That kind of 'scholarly' writing is dangerous.
"Nico Coesel" wrote in message
> John Larkin wrote:
> >On Sat, 12 Oct 2002 17:40:18 +0100, John Devereux
> > wrote:
> >>John Larkin
> >>>On 12 Oct 2002 06:13:17 -0700, email@example.com (milne_v) wrote:
> >>>>We've heard hypersonic sound. It could change everything.

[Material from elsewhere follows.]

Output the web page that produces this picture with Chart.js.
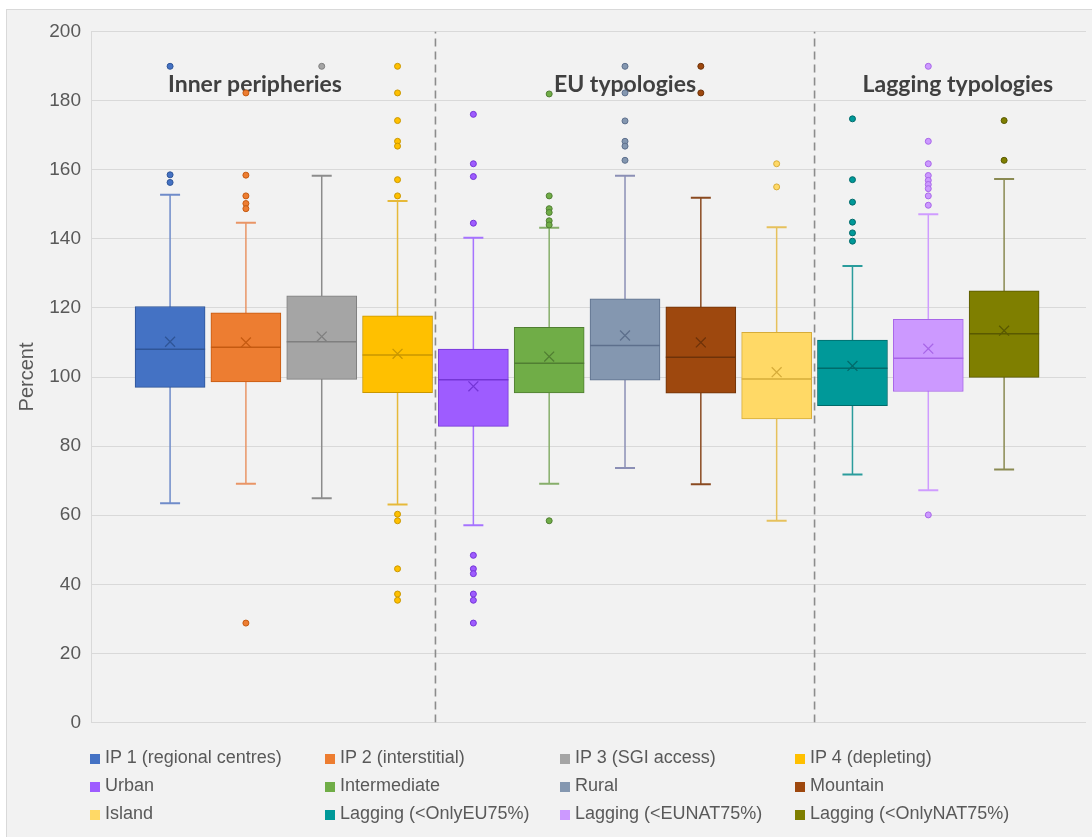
<!DOCTYPE html>
<html>
<head>
<meta charset="utf-8">
<title>Box plots by typology</title>
<script src="https://cdn.jsdelivr.net/npm/chart.js@4.4.0/dist/chart.umd.min.js"></script>
<style>
  body { margin: 0; background: #fff; width: 1092px; height: 837px; overflow: hidden; font-family: "Liberation Sans", Arial, sans-serif; }
  #frame { position: absolute; left: 6px; top: 9px; width: 1090px; height: 832px; background: #f2f2f2; border: 1px solid #d9d9d9; }
  #chart { position: absolute; left: 0; top: 0; }
  #legend { position: absolute; left: 83px; top: 733px; display: grid; grid-template-columns: repeat(4, 235px); }
  #legend .item { height: 28px; line-height: 28px; font-size: 18px; color: #595959; white-space: nowrap; }
  #legend .swatch { display: inline-block; width: 10px; height: 10px; margin-right: 5px; vertical-align: -1px; }
</style>
</head>
<body>
<div id="frame">
  <canvas id="chart" width="1085" height="734"></canvas>
  <div id="legend"></div>
</div>
<script>
// series in legend order
const names = ['IP 1 (regional centres)', 'IP 2 (interstitial)', 'IP 3 (SGI access)', 'IP 4 (depleting)',
               'Urban', 'Intermediate', 'Rural', 'Mountain',
               'Island', 'Lagging (<OnlyEU75%)', 'Lagging (<EUNAT75%)', 'Lagging (<OnlyNAT75%)'];

// box statistics, percent
const q1          = [97.0, 98.6, 99.3, 95.5, 85.7, 95.4, 99.1, 95.3, 87.9, 91.7, 95.8, 99.9];
const median      = [108.0, 108.6, 110.2, 106.4, 99.2, 104.0, 109.1, 105.7, 99.4, 102.5, 105.4, 112.5];
const q3          = [120.4, 118.6, 123.5, 117.7, 108.1, 114.4, 122.6, 120.3, 112.9, 110.7, 116.7, 124.9];
const mean        = [110.2, 110.0, 111.7, 106.7, 97.3, 105.9, 112.0, 110.0, 101.4, 103.2, 108.2, 113.4];
const whiskerLow  = [63.5, 69.1, 64.9, 63.1, 57.1, 69.1, 73.7, 69.0, 58.4, 71.8, 67.2, 73.2];
const whiskerHigh = [152.7, 144.6, 158.2, 150.9, 140.3, 143.2, 158.2, 151.9, 143.3, 132.1, 147.1, 157.3];

const outliers = [
  [189.9, 158.5, 156.3],
  [182.2, 158.4, 152.4, 150.2, 148.7, 28.8],
  [189.9],
  [189.9, 182.2, 174.2, 168.2, 166.8, 157.1, 152.4, 60.3, 58.4, 44.5, 37.2, 35.4],
  [176.0, 161.7, 158.0, 144.5, 48.4, 44.5, 43.1, 37.2, 35.4, 28.8],
  [181.9, 152.4, 148.7, 147.6, 145.2, 144.0, 58.4],
  [189.9, 182.2, 174.1, 168.2, 166.8, 162.7],
  [189.9, 182.2],
  [161.7, 155.0],
  [174.7, 157.1, 150.6, 144.8, 141.7, 139.3],
  [189.9, 168.2, 161.7, 158.3, 156.9, 155.7, 154.5, 152.4, 149.7, 60.1],
  [174.2, 162.7]
];

// group headings and the boundaries between groups
const groupNames = ['Inner peripheries', 'EU typologies', 'Lagging typologies'];
const groupBreaks = [3.5, 8.5];

const colors  = ['#4472c4', '#ed7d31', '#a5a5a5', '#ffc000', '#9e5cff', '#70ad47',
                 '#8497b0', '#9e480e', '#ffd966', '#009999', '#cc99ff', '#7f7f00'];
const darker  = ['#2f5597', '#c55a11', '#7f7f7f', '#c99700', '#7435d6', '#507e32',
                 '#5d6f8c', '#6e3209', '#d6ac3a', '#006b6b', '#a866e8', '#595900'];
const whisker = ['#6f8bc9', '#e99566', '#8c8c8c', '#e6b93a', '#a673ff', '#86ae6a',
                 '#8b8fb5', '#8a4a20', '#e6c15c', '#2a9c9c', '#cf9cff', '#8a8a52'];

const datasets = [];

groupBreaks.forEach(b => {
  datasets.push({
    type: 'line', data: [{x: b, y: 0}, {x: b, y: 200}],
    borderColor: '#8c8c8c', borderWidth: 1.6, borderDash: [8, 5], pointRadius: 0, order: 5
  });
});

names.forEach((name, i) => {
  // box from q1 to q3
  datasets.push({
    type: 'bar', label: name, data: [{x: i, y: [q1[i], q3[i]]}],
    backgroundColor: colors[i], borderColor: darker[i], borderWidth: 1,
    borderSkipped: false, barThickness: 70, grouped: false, order: 2
  });
  // whisker line
  datasets.push({
    type: 'line', data: [{x: i, y: whiskerLow[i]}, {x: i, y: whiskerHigh[i]}],
    borderColor: whisker[i], borderWidth: 1.5, pointRadius: 0, order: 3
  });
  // whisker caps
  datasets.push({
    type: 'scatter', data: [{x: i, y: whiskerLow[i]}, {x: i, y: whiskerHigh[i]}],
    pointStyle: 'line', pointRadius: 10, pointHoverRadius: 10,
    borderColor: whisker[i], backgroundColor: whisker[i], pointBorderWidth: 2, order: 1
  });
  // median
  datasets.push({
    type: 'scatter', data: [{x: i, y: median[i]}],
    pointStyle: 'line', pointRadius: 35, pointHoverRadius: 35,
    borderColor: darker[i], backgroundColor: darker[i], pointBorderWidth: 1.5, order: 1
  });
  // mean marker
  datasets.push({
    type: 'scatter', data: [{x: i, y: mean[i]}],
    pointStyle: 'crossRot', pointRadius: 7, pointHoverRadius: 7,
    borderColor: darker[i], backgroundColor: darker[i], pointBorderWidth: 1.3, order: 0
  });
  // outlying points
  datasets.push({
    type: 'scatter', data: outliers[i].map(v => ({x: i, y: v})),
    pointRadius: 3, pointHoverRadius: 3,
    backgroundColor: colors[i], borderColor: darker[i], pointBorderWidth: 1, order: 0
  });
});

const groupTitles = {
  id: 'groupTitles',
  beforeDatasetsDraw(chart, args, opts) {
    const {ctx, scales: {x, y}} = chart;
    ctx.save();
    ctx.font = opts.font;
    ctx.fillStyle = opts.color;
    ctx.textAlign = 'center';
    ctx.textBaseline = 'middle';
    groupNames.forEach((t, i) => {
      ctx.fillText(t, x.getPixelForValue(opts.at[i]), y.getPixelForValue(opts.y));
    });
    ctx.restore();
  }
};

const chart = new Chart(document.getElementById('chart'), {
  type: 'scatter',
  data: { datasets },
  plugins: [groupTitles],
  options: {
    responsive: false,
    animation: false,
    events: [],
    layout: { autoPadding: false, padding: { top: 19, right: 6, bottom: 14, left: 0 } },
    scales: {
      x: { type: 'linear', min: -1.043, max: 12.08, offset: false, display: false },
      y: {
        min: 0, max: 200,
        ticks: { stepSize: 20, padding: 10, color: '#595959', font: { family: 'Liberation Sans', size: 19 } },
        grid: { color: '#d9d9d9', drawTicks: false },
        border: { display: true, color: '#d9d9d9' },
        title: { display: true, text: 'Percent', color: '#595959', padding: { top: 8, bottom: 0 },
                 font: { family: 'Liberation Sans', size: 20 } },
        afterFit(scale) { scale.width = 84; }
      }
    },
    plugins: {
      legend: { display: false },
      tooltip: { enabled: false },
      groupTitles: { font: 'bold 23px Lato', color: '#404040', at: [1.12, 6.0, 10.39], y: 184.7 }
    }
  }
});

// legend in four aligned columns, built from the box datasets
const legendEl = document.getElementById('legend');
chart.data.datasets.filter(d => d.type === 'bar').forEach(d => {
  const item = document.createElement('div');
  item.className = 'item';
  const sw = document.createElement('span');
  sw.className = 'swatch';
  sw.style.background = d.backgroundColor;
  item.appendChild(sw);
  item.appendChild(document.createTextNode(d.label));
  legendEl.appendChild(item);
});
</script>
</body>
</html>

> >>>>by Suzanne Kantra Kirschner
> >>>> It's the most promising audio advance in years, and it's coming this
> >>>>fall: Hypersonic speakers, from American Technology (headed by the
> >>>Total, silly nonsense. Air is not a nonlinear medium, at least at
> >>>non-lethal levels.
> >>You're probably right... but what about the inside of your
> >I believe that eardrums are slightly nonlinear (I bet John W knows
> >something about this) so might serve as a mixer/detector for very high
> >levels of two-tone ultrasonics. But even 30 KHz is hard to make into a
> >tightly directional beam (as in the lifeguard example) and the levels
> >would certainly have to be high, certainly dangerous, to produce even
> >a barely audible response. Besides, the invention claims that the
> >sonics are created in air, and that the sonics are somehow confined by
> >the ultrasonics, and doesn't lose volume for 150 yards. Stupidity.
> >Popular Science prints this sort of impossible crap all the time.

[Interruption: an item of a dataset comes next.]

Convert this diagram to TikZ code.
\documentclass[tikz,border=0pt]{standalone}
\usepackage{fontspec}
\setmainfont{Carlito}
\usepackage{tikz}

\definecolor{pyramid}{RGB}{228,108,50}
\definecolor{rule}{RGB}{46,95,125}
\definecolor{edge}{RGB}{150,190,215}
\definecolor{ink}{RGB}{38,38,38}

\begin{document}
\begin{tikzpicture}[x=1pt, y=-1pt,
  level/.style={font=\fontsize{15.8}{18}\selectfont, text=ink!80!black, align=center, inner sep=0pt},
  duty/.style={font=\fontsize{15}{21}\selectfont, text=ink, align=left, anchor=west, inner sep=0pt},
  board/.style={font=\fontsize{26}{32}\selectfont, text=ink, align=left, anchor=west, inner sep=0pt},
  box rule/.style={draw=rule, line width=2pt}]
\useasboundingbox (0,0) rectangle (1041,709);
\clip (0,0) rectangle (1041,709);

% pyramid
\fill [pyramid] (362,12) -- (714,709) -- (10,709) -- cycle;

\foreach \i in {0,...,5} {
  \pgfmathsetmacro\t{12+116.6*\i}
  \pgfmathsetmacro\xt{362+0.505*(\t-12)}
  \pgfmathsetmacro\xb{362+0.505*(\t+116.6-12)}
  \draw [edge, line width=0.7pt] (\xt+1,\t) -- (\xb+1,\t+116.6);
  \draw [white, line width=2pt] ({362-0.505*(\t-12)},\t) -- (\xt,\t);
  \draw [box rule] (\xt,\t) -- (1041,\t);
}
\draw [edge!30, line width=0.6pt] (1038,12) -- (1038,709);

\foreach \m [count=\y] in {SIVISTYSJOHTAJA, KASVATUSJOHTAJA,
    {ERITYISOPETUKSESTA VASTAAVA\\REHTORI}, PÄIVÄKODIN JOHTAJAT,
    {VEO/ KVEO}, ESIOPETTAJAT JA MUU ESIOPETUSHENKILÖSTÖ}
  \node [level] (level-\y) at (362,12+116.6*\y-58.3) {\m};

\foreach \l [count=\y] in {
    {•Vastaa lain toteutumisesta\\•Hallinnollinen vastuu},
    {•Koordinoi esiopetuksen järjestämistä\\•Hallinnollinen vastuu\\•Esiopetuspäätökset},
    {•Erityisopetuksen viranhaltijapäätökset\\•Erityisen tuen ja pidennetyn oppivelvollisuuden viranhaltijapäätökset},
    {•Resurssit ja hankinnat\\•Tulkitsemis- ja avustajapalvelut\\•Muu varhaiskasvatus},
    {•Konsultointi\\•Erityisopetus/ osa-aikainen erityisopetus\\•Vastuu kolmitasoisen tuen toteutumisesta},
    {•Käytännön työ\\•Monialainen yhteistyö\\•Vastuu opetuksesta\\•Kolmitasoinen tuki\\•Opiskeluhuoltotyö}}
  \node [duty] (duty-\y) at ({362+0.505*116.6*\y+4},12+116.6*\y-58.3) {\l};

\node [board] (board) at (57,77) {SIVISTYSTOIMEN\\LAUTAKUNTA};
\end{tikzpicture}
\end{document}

> No, it's certainly not impossible and far from crap! Ultrasonic sounds
> can be heard through the bone behind your ear. This new (read: old and
> already widely known by anyone professionally involved with audio)
> technology is for example used in some type of hearing aid for
> patients who's nerves to the ear are still intact.
> One of my former colleagues once attended a demonstration of these
> ultrasonic soundspots and he confirmed it worked.